Le rapport documente également les abus des droits de l’homme et du droit international humanitaire commis par les groupes armés. Parmi ces violations figurent des cas d’exécutions sommaires, de tortures et traitements cruels, inhumains ou dégradants, l’administration de la justice de fait dans le nord du pays ainsi que l’utilisation et l’enrôlement d’enfants dans les groupes armés.
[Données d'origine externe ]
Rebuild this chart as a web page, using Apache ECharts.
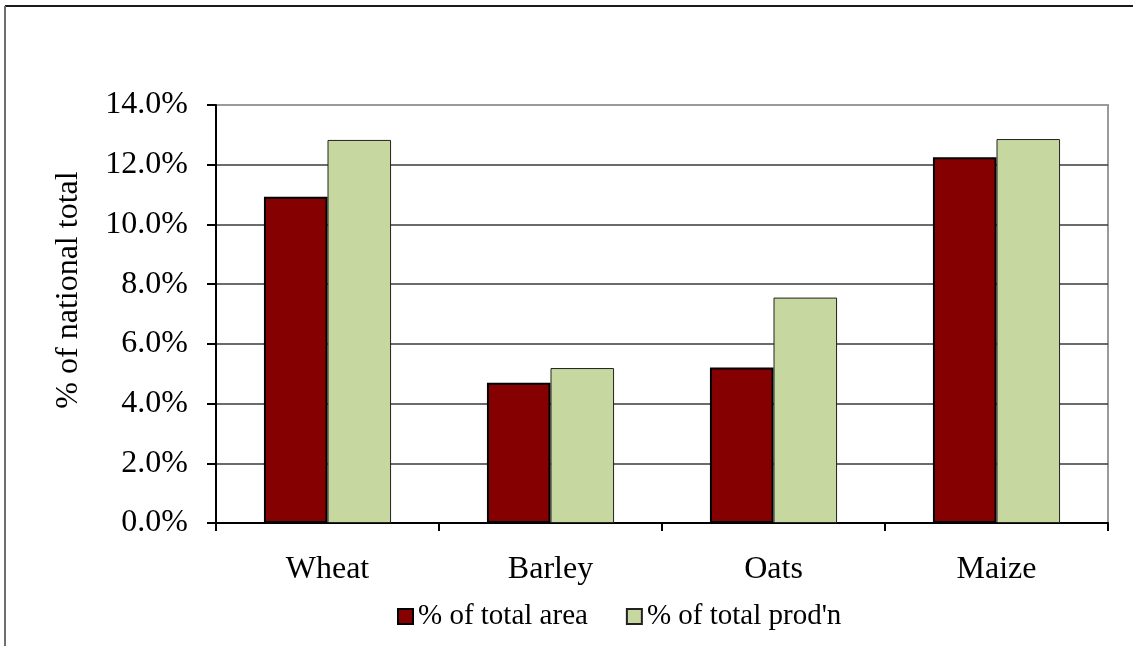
<!DOCTYPE html>
<html>
<head>
<meta charset="utf-8">
<script src="https://cdn.jsdelivr.net/npm/echarts@6/dist/echarts.min.js"></script>
<style>
  html, body { margin: 0; padding: 0; background: #fff; }
  #chart { width: 1133px; height: 646px; }
</style>
</head>
<body>
<div id="chart"></div>
<script>
// Crop shares of the national total
const categories = ['Wheat', 'Barley', 'Oats', 'Maize'];
const areaShare = [10.93, 4.70, 5.21, 12.25];
const prodShare = [12.83, 5.19, 7.55, 12.86];
const seriesNames = ['% of total area', "% of total prod'n"];
const yAxisTitle = '% of national total';

const FONT = "'Liberation Serif', 'Times New Roman', serif";
const FS = 32;        // axis labels and axis title
const FS_LEGEND = 29; // legend entries

const chart = echarts.init(document.getElementById('chart'), null, { renderer: 'canvas' });

chart.setOption({
  backgroundColor: '#fff',
  animation: false,
  textStyle: { fontFamily: FONT, color: '#000' },
  grid: {
    left: 216, top: 105, right: 25, bottom: 123,
    show: true, borderColor: '#9a9a9a', borderWidth: 2, backgroundColor: 'transparent'
  },
  legend: {
    left: 392, top: 597,
    itemWidth: 15, itemHeight: 15, itemGap: 38,
    icon: 'rect',
    textStyle: { fontFamily: FONT, fontSize: FS_LEGEND, color: '#000' },
    data: seriesNames
  },
  xAxis: {
    type: 'category',
    data: categories,
    axisLine: { show: true, lineStyle: { color: '#000', width: 2 } },
    axisTick: { show: true, length: 8, lineStyle: { color: '#000', width: 2 } },
    axisLabel: { fontFamily: FONT, fontSize: FS, color: '#000', margin: 31 }
  },
  yAxis: {
    type: 'value',
    min: 0, max: 14, interval: 2,
    axisLine: { show: true, lineStyle: { color: '#000', width: 2 } },
    axisTick: { show: true, length: 9, lineStyle: { color: '#000', width: 2 } },
    axisLabel: {
      fontFamily: FONT, fontSize: FS, color: '#000', margin: 28,
      formatter: v => v.toFixed(1) + '%'
    },
    splitLine: { show: true, showMaxLine: false, lineStyle: { color: '#3a3a3a', width: 1.5 } }
  },
  graphic: [
    // outer chart frame (top and left edges)
    { type: 'line', shape: { x1: 5, y1: 6, x2: 1133, y2: 6 }, style: { stroke: '#1a1a1a', lineWidth: 2 }, z: 100 },
    { type: 'line', shape: { x1: 5, y1: 6, x2: 5, y2: 646 }, style: { stroke: '#6e6e6e', lineWidth: 2 }, z: 100 },
    {
      type: 'text', x: 69, y: 290, rotation: Math.PI / 2,
      style: {
        text: yAxisTitle, font: FS + 'px ' + FONT, fill: '#000',
        textAlign: 'center', textVerticalAlign: 'middle'
      }
    }
  ],
  series: [
    {
      name: seriesNames[0], type: 'bar', data: areaShare,
      barGap: '0%', barCategoryGap: '43%',
      itemStyle: { color: '#850000', borderColor: '#000', borderWidth: 2 }
    },
    {
      name: seriesNames[1], type: 'bar', data: prodShare,
      barGap: '0%', barCategoryGap: '43%',
      itemStyle: { color: '#c6d8a0', borderColor: '#222', borderWidth: 1 }
    }
  ]
});
</script>
</body>
</html>
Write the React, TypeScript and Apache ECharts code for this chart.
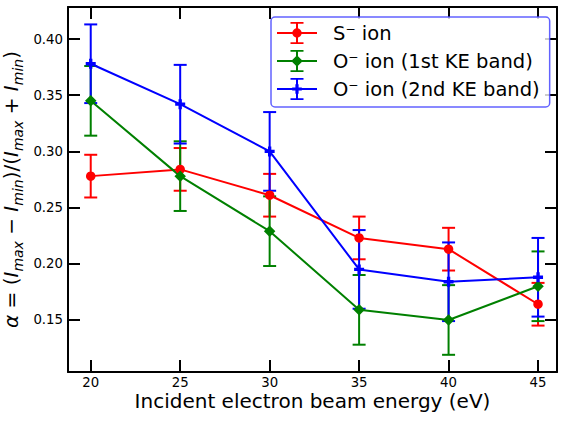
import React, { useEffect, useRef } from "react";
import * as echarts from "echarts";

const energies = [20, 25, 30, 35, 40, 45];
const sIon = [0.278, 0.284, 0.261, 0.223, 0.213, 0.164];
const sErr = [0.019, 0.019, 0.019, 0.019, 0.019, 0.019];
const oIon1 = [0.345, 0.278, 0.229, 0.159, 0.150, 0.180];
const oErr1 = [0.031, 0.031, 0.031, 0.031, 0.031, 0.031];
const oIon2 = [0.378, 0.342, 0.300, 0.195, 0.184, 0.188];
const oErr2 = [0.035, 0.035, 0.035, 0.035, 0.035, 0.035];
const xTicks = [20, 25, 30, 35, 40, 45];
const yTicks = [0.15, 0.2, 0.25, 0.3, 0.35, 0.4];
const names = ["S\u207B ion", "O\u207B ion (1st KE band)", "O\u207B ion (2nd KE band)"];
const colors = ["#ff0000", "#008000", "#0000ff"];

const FONT = "DejaVu Sans";

const baseIcon =
  "M0 10H40V12H0Z M19 0H21V22H19Z M13.5 0H26.5V1.8H13.5Z M13.5 20.2H26.5V22H13.5Z ";
const circleIcon = "path://" + baseIcon + "M15.3 11A4.7 4.7 0 1 1 24.7 11A4.7 4.7 0 1 1 15.3 11Z";
const diamondIcon = "path://" + baseIcon + "M20 5.2L25.8 11L20 16.8L14.2 11Z";
const plusIcon =
  "path://" + baseIcon + "M18.4 6.2H21.6V9.4H24.8V12.6H21.6V15.8H18.4V12.6H15.2V9.4H18.4Z";
const plusSymbol = "path://M3 0H6V3H9V6H6V9H3V6H0V3H3Z";

function errSeries(name: string, color: string, vals: number[], errs: number[]) {
  return {
    type: "custom",
    name: name + "_err",
    coordinateSystem: "cartesian2d",
    xAxisIndex: 0,
    yAxisIndex: 0,
    clip: false,
    encode: { x: 0, y: 1 },
    data: energies.map((x, i) => [x, vals[i], errs[i]]),
    renderItem: (_p: any, api: any) => {
      const x = api.value(0);
      const y = api.value(1);
      const e = api.value(2);
      const t = api.coord([x, y + e]);
      const b = api.coord([x, y - e]);
      const st = { stroke: color, lineWidth: 2 };
      const hw = 6.5;
      return {
        type: "group",
        children: [
          { type: "line", shape: { x1: t[0], y1: t[1], x2: b[0], y2: b[1] }, style: st },
          { type: "line", shape: { x1: t[0] - hw, y1: t[1], x2: t[0] + hw, y2: t[1] }, style: st },
          { type: "line", shape: { x1: b[0] - hw, y1: b[1], x2: b[0] + hw, y2: b[1] }, style: st },
        ],
      };
    },
  };
}

function lineSeries(name: string, color: string, vals: number[], symbol: string, size: number) {
  return {
    type: "line",
    name,
    xAxisIndex: 0,
    yAxisIndex: 0,
    data: energies.map((x, i) => [x, vals[i]]),
    symbol,
    symbolSize: size,
    showAllSymbol: true,
    itemStyle: { color },
    lineStyle: { color, width: 2 },
    clip: false,
  };
}

const X_MIN = 18.73;
const X_MAX = 46.06;
const Y_MIN = 0.1037;
const Y_MAX = 0.4285;

export default function App() {
  const ref = useRef<HTMLDivElement>(null);
  useEffect(() => {
    if (!ref.current) return;
    const chart = echarts.init(ref.current, null, { renderer: "svg" });
    const axisLine = { show: true, onZero: false, lineStyle: { color: "#000", width: 2 } };
    const tick = { show: true, inside: true, length: 12, lineStyle: { color: "#000", width: 2 } };
    const ylabel =
      "{g|\u03B1}{a| = (}{i|I}{s|max}{a| \u2212 }{i|I}{s|min}{a|)/(}{i|I}{s|max}{a| + }{i|I}{s|min}{a|)}";
    chart.setOption({
      animation: false,
      textStyle: { fontFamily: FONT },
      grid: { left: 68, right: 10, top: 7, bottom: 50, containLabel: false, outerBoundsMode: "none" },
      legend: {
        show: true,
        orient: "vertical",
        left: 271,
        top: 17,
        padding: [5, 10, 7, 6],
        itemWidth: 40,
        itemHeight: 22,
        itemGap: 6,
        borderColor: "rgba(70,70,255,0.85)",
        borderWidth: 1.5,
        borderRadius: 4,
        backgroundColor: "rgba(255,255,255,0.8)",
        textStyle: { fontFamily: FONT, fontSize: 19.5, color: "#000", padding: [0, 0, 0, 11] },
        itemStyle: { borderWidth: 0 },
        data: [
          { name: names[0], icon: circleIcon },
          { name: names[1], icon: diamondIcon },
          { name: names[2], icon: plusIcon },
        ],
      },
      xAxis: [
        {
          type: "value",
          min: X_MIN,
          max: X_MAX,
          position: "bottom",
          axisLine,
          axisTick: { ...tick, customValues: xTicks },
          axisLabel: {
            show: true,
            customValues: xTicks,
            margin: 4,
            color: "#000",
            fontSize: 13.3,
            fontFamily: FONT,
            formatter: (v: number) => String(v),
          },
          splitLine: { show: false },
          name: "Incident electron beam energy (eV)",
          nameLocation: "middle",
          nameGap: 19,
          nameMoveOverlap: false,
          nameTextStyle: { fontSize: 20, color: "#000", fontFamily: FONT, verticalAlign: "top" },
        },
        {
          type: "value",
          min: X_MIN,
          max: X_MAX,
          position: "top",
          axisLine,
          axisTick: { ...tick, customValues: xTicks },
          axisLabel: { show: false },
          splitLine: { show: false },
        },
      ],
      yAxis: [
        {
          type: "value",
          min: Y_MIN,
          max: Y_MAX,
          position: "left",
          axisLine,
          axisTick: { ...tick, customValues: yTicks },
          axisLabel: {
            show: true,
            customValues: yTicks,
            margin: 5,
            color: "#000",
            fontSize: 13.3,
            fontFamily: FONT,
            formatter: (v: number) => v.toFixed(2),
          },
          splitLine: { show: false },
          name: ylabel,
          nameLocation: "middle",
          nameRotate: 90,
          nameGap: 43,
          nameMoveOverlap: false,
          nameTextStyle: {
            color: "#000",
            fontFamily: FONT,
            rich: {
              g: { fontSize: 20, fontStyle: "italic", fontFamily: FONT, lineHeight: 28, verticalAlign: "middle", color: "#000" },
              a: { fontSize: 20, fontFamily: FONT, lineHeight: 28, verticalAlign: "middle", color: "#000" },
              i: { fontSize: 20, fontStyle: "italic", fontFamily: FONT, lineHeight: 28, verticalAlign: "middle", color: "#000" },
              s: { fontSize: 14, fontStyle: "italic", fontFamily: FONT, lineHeight: 28, verticalAlign: "bottom", color: "#000" },
            },
          },
        },
        {
          type: "value",
          min: Y_MIN,
          max: Y_MAX,
          position: "right",
          axisLine,
          axisTick: { ...tick, customValues: yTicks },
          axisLabel: { show: false },
          splitLine: { show: false },
        },
      ],
      series: [
        errSeries(names[0], colors[0], sIon, sErr),
        lineSeries(names[0], colors[0], sIon, "circle", 9.5),
        errSeries(names[1], colors[1], oIon1, oErr1),
        lineSeries(names[1], colors[1], oIon1, "diamond", 11.5),
        errSeries(names[2], colors[2], oIon2, oErr2),
        lineSeries(names[2], colors[2], oIon2, plusSymbol, 10),
      ],
    });
    return () => chart.dispose();
  }, []);
  return (
    <div
      ref={ref}
      style={{ position: "absolute", left: 0, top: 0, width: 567, height: 422, background: "#fff" }}
    />
  );
}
Le rapport révèle que des attaques indiscriminées ou asymétriques ainsi que des actes criminels et terroristes ont été commis par divers groupes armés. Dans les régions du nord, les groupes extrémistes, parmi lesquels Ansar Dine, Aqmi et Mujao, ont ciblé des civils ainsi que les forces nationales et internationales, y compris le personnel des Nations Unies.
Les évènements de Kidal du 16, 17 et 21 mai 2014 ont également entrainé des exactions graves et feront l’objet d’un rapport spécial séparé qui sera publié à une date ultérieure.
Le conflit au nord du Mali a relancé la question de l’impunité dont jouissent les responsables des groupes armés, y compris extrémistes, quant aux crimes graves commis à l’encontre de soldats maliens et de la population civile au moment de la prise de casernes militaires en 2012.
« Il est nécessaire que les violations et abus graves des droits de l’homme et du droit humanitaire commis au Mali fassent l’objet d’une enquête approfondie et impartiale, à la fois dans l’intérêt des victimes et pour la réconciliation au Mali », a déclaré le représentant Spécial du Secrétaire Général des Nations Unies au Mali, M. Mongi Hamdi
« L’ONU continuera d’apporter toute l’assistance nécessaire aux autorités maliennes pour assurer que la promotion et la protection des droits de l’homme soient renforcées. Nous sommes convaincus que la finalisation du paraphe et la signature de l’Accord de Paix et de Réconciliation Nationale issue des pourparlers inter-maliens et sa mise en œuvre contribueront grandement à réaliser cet objectif », a souligné M.Hamdi.
« Les individus impliqués dans des violations des droits de l’homme documentées dans ce rapport conjoint doivent être tenus responsables de leurs actes. L’impunité dont ils jouissent est inacceptable et doit cesser », a ajouté le Haut-commissaire des Nations Unies aux droits de l’homme, Zeid Ra’ad Al Hussein. « Cela permettra de créer un environnement propice au dialogue dans la perspective d’un retour à une paix durable », a-t-il poursuivi.
Dans leur rapport, la Minusma et le HCDH formulent 19 recommandations à l’intention du Gouvernement malien, des groupes armés et de la communauté internationale. Ces recommandations portent notamment sur l’amélioration des conditions sécuritaires, sur un plein engagement dans le processus de négociation politique, sur la lutte contre l’impunité, sur l’amélioration des conditions de détention et sur la célérité de l’administration de la justice. Ces recommandations visent ainsi à soutenir le Mali dans son engagement vers une résolution pacifique du conflit dans le plein respect des droits de l’homme.